Magazine, records show pattern of sex-related allegations at Hammond church

2012-12-17T20:00:00Z 2014-10-15T15:54:09Z Magazine, records show pattern of sex-related allegations at Hammond churchMarc Chase, (219) 662-5330
December 17, 2012 8:00 pm  • 

HAMMOND | The alleged sexual indiscretions of religious leaders associated with the First Baptist Church of Hammond didn't begin with the former head pastor's recent admission to having sex with a 16-year-old church girl.

That is the picture painted in both a newly published Chicago Magazine article and in court records pertaining to other criminal defendants affiliated with church leadership.

An article in the magazine's January 2013 edition characterizes the church's history as consisting of overbearing and authoritarian pastoral control of parishioners, sexual abuse and affairs and criminal cases involving church leaders and some of their affiliates.

Former head Pastor Jack Schaap, scheduled to be sentenced in Hammond federal court next month, faces 10 years in prison after admitting he had multiple sexual encounters in Illinois and Michigan with a 16-year-old church girl he was supposed to be counseling.

Beyond Schaap's troubles, the magazine also cites other allegations surrounding the church's deceased former leader Jack Hyles and as many as nine other pastoral leaders connected either to the megachurch or its affiliated Hyles-Anderson College, based in Schererville.

In the article titled "Let us Prey: Big Trouble at First Baptist Church," writer Bryan Smith relies on accounts of past church members, the dispositions of criminal cases and others close to the institution to tell the story.

The article characterizes Hyles as a cult-like leader who believed in the superiority of men over women and children and that those women and children were responsible for inciting mistreatment by men.

The article also recounts past allegations that Hyles carried on an extramarital relationship with a church secretary -- who was the wife of another church leader -- despite the institution's supposed strict doctrine on sex and infidelity. The affair has been referenced in past Times columns and articles.

Smith begins the Chicago Magazine article with parishioners' accounts of Schaap, who succeeded Hyles as the church patriarch, preaching a sermon to youth in July 2010 as he mimicked masturbation on a long stick used as a prop.

And the article also refers to the case of Chester Mulligan, a Hyles protege and former pastor of East Chicago's Central Baptist Church.

The Times chronicled several articles pertaining to Mulligan over the years, including his 2009 guilty plea in Lake Criminal Court to a charge of stalking a girl when she was between ages 15 and 18.

Mulligan admitted he continually harassed the victim over a three-year period. He also had been accused of having sex with the girl on multiple occasions, but those charges were dropped in a plea agreement with Lake County prosecutors.

The girl and her family belonged to Central Baptist Church in East Chicago, where Mulligan was a pastor.

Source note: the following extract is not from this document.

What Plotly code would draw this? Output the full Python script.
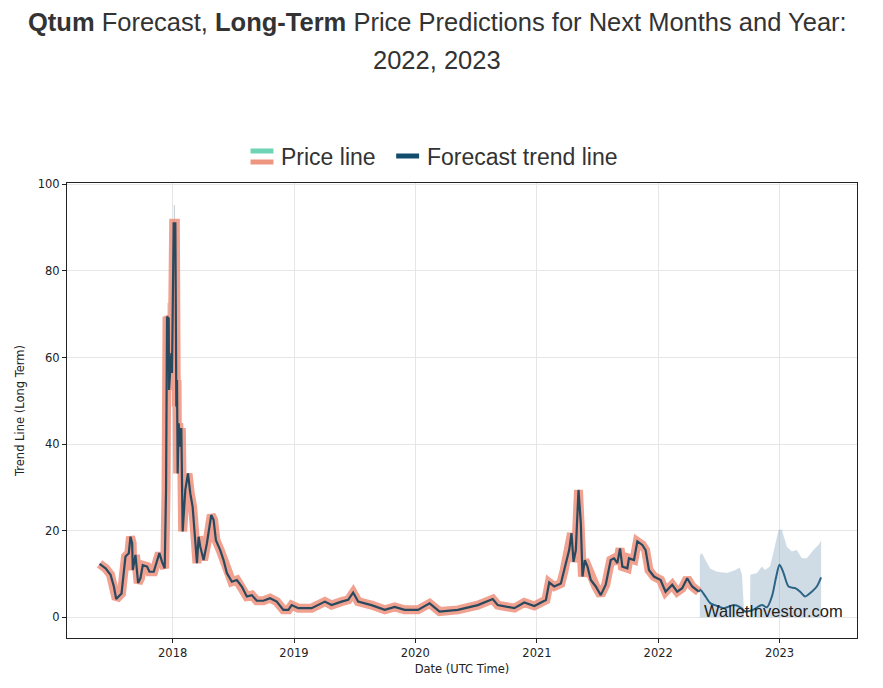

Mulligan resigned from Central Baptist in December 2001.

A former Green Beret and Canadian citizen, Mulligan was nearly deported in 2001 after he had problems regaining his green card to live in the United States.

The Times wrote several stories in late 2000 and early 2001 -- predating the sexual allegations -- about Mulligan's attempt to become a U.S. citizen.

Mulligan is listed as the current pastor of Grace Baptist Church in Miami, Fla., on that church's website.